Oxfamulators support page

Team and Thank you


Cameron Braid - Fixed the web page and made it really great.
Dick Carter - car fridge
Waratah - GPS tracker unit
Joel & Vivian - Phone batteries for GPS unit
Waree - Phone battery for GPS unit.

Mel - Not just food but great food and just taking care of everything to be eaten
Paul - Easy Up, gas heater, Helping to setup and pull down the tents.
Darren - Supply and erect the tent at Lake manchester.
Frank - I had fun supplying 240v to run the foot spa's at Lake manchester, Organising the GPS and looking after the kids.
Sean - Loan of his car and the Gold Creek stop.

Bob and Ivan for navigation and providing experience and help especially in training and getting the girls ready.

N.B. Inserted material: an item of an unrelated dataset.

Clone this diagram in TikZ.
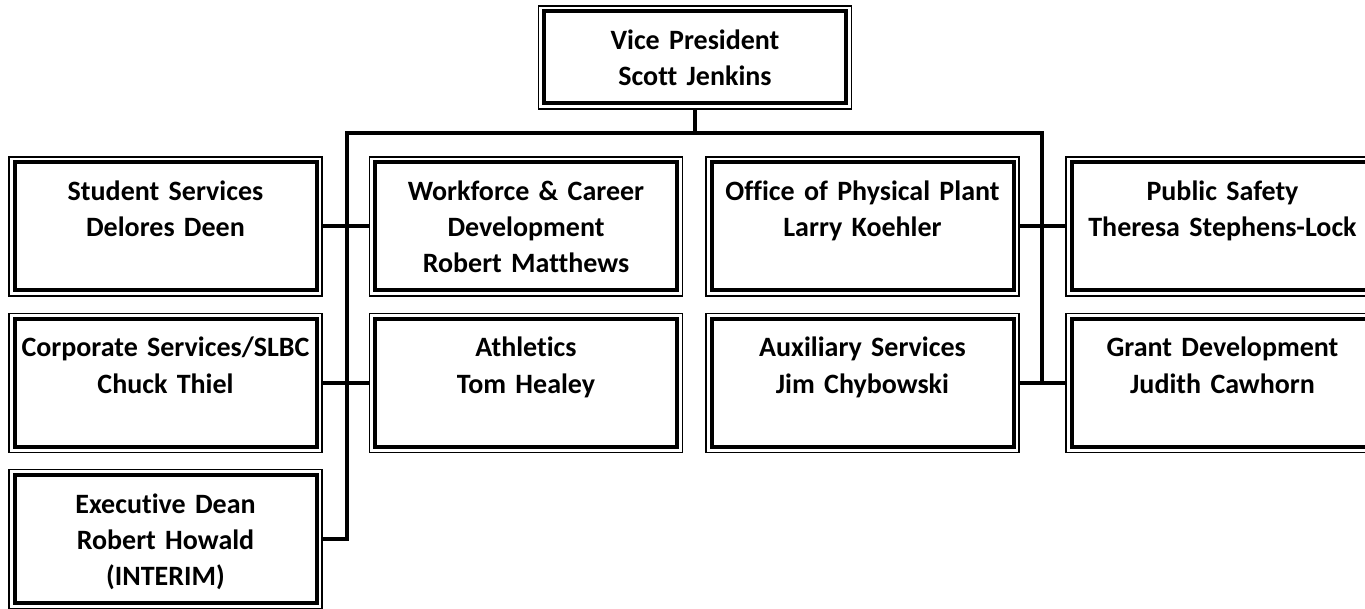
\documentclass[tikz,border=0pt]{standalone}
\usepackage{fontspec}
\setmainfont{Carlito}[Ligatures=CommonOff]
\usetikzlibrary{calc,positioning}

\tikzset{
  unit/.style={draw,line width=2pt,fill=white,inner sep=0pt,outer sep=3.25pt,
    text width=151pt,align=center,text height=19pt,text depth=45pt,
    font=\bfseries\fontsize{14}{18}\selectfont,
    append after command={\pgfextra{\draw[line width=0.75pt]
      ([shift={(0.5pt,-0.5pt)}]\tikzlastnode.north west) rectangle
      ([shift={(-0.5pt,0.5pt)}]\tikzlastnode.south east);}}},
  headunit/.style={unit,text depth=27pt},
  bus/.style={line width=2pt,line join=miter}
}

\begin{document}
\begin{tikzpicture}[x=0.5pt,y=-0.5pt]
  \useasboundingbox (0,0) rectangle (1365,609);
  \clip (0,0) rectangle (1365,609);
  % head
  \node[headunit] (vp) at (695,57.5) {Vice President\\Scott Jenkins};
  % left half
  \node[unit] (ss) at (165.5,226.5) {Student Services\\Delores Deen};
  \node[unit] (cs) at (165.5,383) {Corporate Services/SLBC\\Chuck Thiel};
  \node[unit] (ed) at (165.5,539) {Executive Dean\\Robert Howald\\(INTERIM)};
  \node[unit] (wf) at (526,226.5) {Workforce \& Career\\Development\\Robert Matthews};
  \node[unit] (at) at (526,383) {Athletics\\Tom Healey};
  % right half
  \node[unit] (pp) at (862.5,226.5) {Office of Physical Plant\\Larry Koehler};
  \node[unit] (ax) at (862.5,383) {Auxiliary Services\\Jim Chybowski};
  \node[unit] (ps) at (1222.5,226.5) {Public Safety\\Theresa Stephens-Lock};
  \node[unit] (gd) at (1222.5,383) {Grant Development\\Judith Cawhorn};
  % bus lines
  \coordinate (busL) at (347,133);
  \coordinate (busR) at (1042,133);
  \draw[bus] (vp.south) -- (vp.south |- busL);
  \draw[bus] (ed.east) -| (busL) -- (busR) -- (busR |- ax.east);
  \draw[bus] (ss.east) -- (wf.west);
  \draw[bus] (cs.east) -- (at.west);
  \draw[bus] (pp.east) -- (ps.west);
  \draw[bus] (ax.east) -- (gd.west);
\end{tikzpicture}
\end{document}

Cybele - Chief Whip cracker and enthusiast
Claire
Erin
Megan

GPS
Wondered how the GPS worked?
In Megan's back pack was a TK102 GPS tracker (Look on ebay.  about $85)
The TK102 has a GPS receiver and a GSM phone module.
I fitted a Telstra Next G sim (because I had it) in the hope that Telstra's coverage would be the most complete.  It would have been nice to have a Next-G tracking device however we had what we had.
The sim was on a shared data plan from Telstra.  No longer available.  The current plan is $5 per month for 5MB data.

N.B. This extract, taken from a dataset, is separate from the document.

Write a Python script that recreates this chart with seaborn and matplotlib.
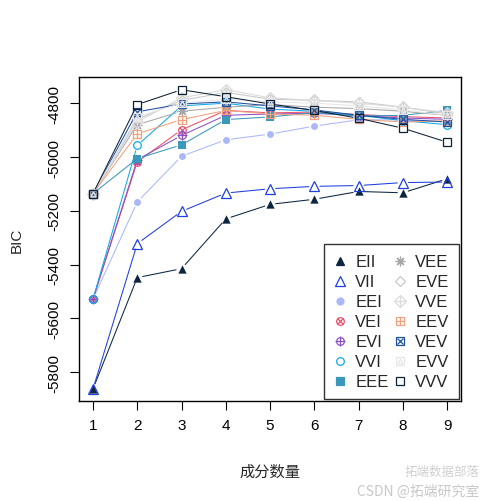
import matplotlib
matplotlib.use("Agg")
import matplotlib.pyplot as plt
import seaborn as sns
import pandas as pd
from matplotlib.lines import Line2D

sns.set_theme(style="white")
plt.rcParams["font.family"] = ["Liberation Sans", "Noto Sans CJK SC", "DejaVu Sans"]

# number of components
components = [1, 2, 3, 4, 5, 6, 7, 8, 9]

# BIC values per model
EII = [-5862, -5448, -5415, -5230, -5176, -5157, -5128, -5133, -5081]
VII = [-5862, -5322, -5202, -5134, -5118, -5109, -5106, -5095, -5093]
EEI = [-5528, -5167, -4997, -4936, -4915, -4885, -4862, -4862, -4870]
VEI = [-5528, -5018, -4899, -4827, -4836, -4833, -4842, -4850, -4855]
EVI = [-5528, -5010, -4920, -4845, -4840, -4838, -4846, -4855, -4860]
VVI = [-5528, -4957, -4810, -4800, -4822, -4830, -4845, -4865, -4880]
EEE = [-5136, -5006, -4955, -4861, -4851, -4835, -4848, -4845, -4827]
VEE = [-5136, -4880, -4830, -4815, -4805, -4815, -4820, -4830, -4845]
EVE = [-5136, -4860, -4790, -4760, -4785, -4790, -4795, -4815, -4840]
VVE = [-5136, -4870, -4780, -4750, -4780, -4790, -4800, -4815, -4835]
EEV = [-5136, -4914, -4861, -4827, -4840, -4845, -4860, -4870, -4865]
VEV = [-5136, -4832, -4803, -4795, -4810, -4825, -4845, -4860, -4870]
EVV = [-5136, -4850, -4800, -4785, -4795, -4800, -4810, -4825, -4845]
VVV = [-5136, -4805, -4750, -4776, -4803, -4827, -4856, -4893, -4945]

models = ["EII", "VII", "EEI", "VEI", "EVI", "VVI", "EEE",
          "VEE", "EVE", "VVE", "EEV", "VEV", "EVV", "VVV"]
bic = {"EII": EII, "VII": VII, "EEI": EEI, "VEI": VEI, "EVI": EVI, "VVI": VVI,
       "EEE": EEE, "VEE": VEE, "EVE": EVE, "VVE": VVE, "EEV": EEV, "VEV": VEV,
       "EVV": EVV, "VVV": VVV}

colors = {"EII": "#0d2540", "VII": "#1f3de0", "EEI": "#aab8fa", "VEI": "#e8506a",
          "EVI": "#8a50c8", "VVI": "#10a8e8", "EEE": "#3a98b8", "VEE": "#a8a8a8",
          "EVE": "#c8c8c8", "VVE": "#dadada", "EEV": "#f2a07e", "VEV": "#2050a0",
          "EVV": "#e6e6e6", "VVV": "#0d2035"}

# marker layers imitating R pch symbols: (marker, filled, size)
markers = {
    "EII": [("^", True, 6)],
    "VII": [("^", False, 6.5)],
    "EEI": [("o", True, 5)],
    "VEI": [("o", False, 5.5), ("x", False, 4.5)],
    "EVI": [("o", False, 5.5), ("+", False, 6.5)],
    "VVI": [("o", False, 5.5)],
    "EEE": [("s", True, 5.5)],
    "VEE": [((8, 2, 0), False, 7)],
    "EVE": [("D", False, 5.5)],
    "VVE": [("D", False, 6.5), ("+", False, 6.5)],
    "EEV": [("s", False, 5.5), ("+", False, 5.5)],
    "VEV": [("s", False, 5.5), ("x", False, 4)],
    "EVV": [("s", False, 5.5), ("^", False, 3.5)],
    "VVV": [("s", False, 5.5)],
}

df = pd.DataFrame([(m, k, v) for m in models for k, v in zip(components, bic[m])],
                  columns=["model", "k", "BIC"])

fig = plt.figure(figsize=(5.02, 5.02), dpi=100)
ax = fig.add_axes([0.157, 0.199, 0.762, 0.646])

for m in models:
    sub = df[df["model"] == m]
    xs, ys = sub["k"].tolist(), sub["BIC"].tolist()
    # R type="b": lines with gaps near the points
    for i in range(len(xs) - 1):
        ax.annotate("", xy=(xs[i + 1], ys[i + 1]), xytext=(xs[i], ys[i]),
                    arrowprops=dict(arrowstyle="-", color=colors[m], lw=0.75,
                                    shrinkA=4, shrinkB=4))
    for mk, filled, size in markers[m]:
        if filled:
            sns.scatterplot(x=xs, y=ys, marker=mk, s=size ** 2, color=colors[m],
                            edgecolor=colors[m], linewidth=0, ax=ax, zorder=3)
        else:
            ax.plot(xs, ys, linestyle="none", marker=mk, markersize=size,
                    markerfacecolor="none", markeredgecolor=colors[m],
                    markeredgewidth=0.9, zorder=3)

ax.set_xlim(0.68, 9.32)
ax.set_ylim(-5907, -4702)
ax.set_xticks(components)
ax.set_yticks([-5800, -5600, -5400, -5200, -5000, -4800])
ax.set_yticklabels(["-5800", "-5600", "-5400", "-5200", "-5000", "-4800"],
                   rotation=90, va="center")
ax.tick_params(direction="out", length=6.5, width=0.8, labelsize=11, pad=6,
               bottom=True, left=True, colors="black")
for s in ax.spines.values():
    s.set_color("black")
    s.set_linewidth(1.0)

ax.set_xlabel("成分数量", fontsize=11, labelpad=22,
              family=["Noto Sans CJK SC", "DejaVu Sans"])
ax.set_ylabel("BIC", fontsize=11, labelpad=17)

handles = []
for m in models:
    mk, filled, size = markers[m][0]
    h = Line2D([], [], linestyle="none", marker=mk, markersize=size,
               markerfacecolor=colors[m] if filled else "none",
               markeredgecolor=colors[m], markeredgewidth=0.9)
    if len(markers[m]) > 1:
        mk2, _, size2 = markers[m][1]
        h2 = Line2D([], [], linestyle="none", marker=mk2, markersize=size2,
                    markerfacecolor="none", markeredgecolor=colors[m],
                    markeredgewidth=0.9)
        h = (h, h2)
    handles.append(h)

leg = ax.legend(handles, models, ncol=2, loc="lower right",
                bbox_to_anchor=(0.993, 0.005), frameon=True, fancybox=False,
                fontsize=12, handlelength=0.8, handletextpad=0.5,
                columnspacing=0.3, labelspacing=0.3, borderpad=0.6,
                borderaxespad=0.0)
leg.get_frame().set_edgecolor("black")
leg.get_frame().set_linewidth(1.0)

fig.text(0.955, 0.012, "CSDN @拓端研究室", fontsize=10, color="#c8c8c8", ha="right",
         family=["Noto Sans CJK SC", "DejaVu Sans"])
fig.text(0.955, 0.052, "拓端数据部落", fontsize=9, color="#d0d0d0", ha="right",
         family=["Noto Sans CJK SC", "DejaVu Sans"])

fig.savefig("out.png", dpi=100)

The TK102 is programmed using text messages.  I set it to transmit once every 5 minutes.  Basically to try to conserve battery life as I really did not want Megan to have to change batteries.  I used BL-5C batteries in place of the BL-5B batteries that it is designed to use.  The BL5C is held in place with electrical tape because it is longer than the unit is designed for.

The TK102 was programmed to transmit data TCPIP packets to gpsgate.com,  Buddy tracker service.  This is a free service and you can log in to see the location and history of your unit.  I wanted to use gpsgate to actually display the position on a public web page but i could not find out how to do that.  They did however provide example code for hosting it on my own server.

Within gpsgate.com, I created a "public group" and this provided the conduit to access the data.

Then I used the example code to set up a web page on
syndetic.com.au/ftest1.html

This web page is loaded into your browser.  It then goes off to google and gets the map data and displays it.
It goes to gpsgate and retrieves the current position and all the historical data and then creates google poly lines which is the green line on the map.
And there you have it.

A really big thank you to two key people.  Firstly to Waratah who loaned me the TK102 and showed me gpsgate.com and to Cameron Braid who took my web page and really spruced it up.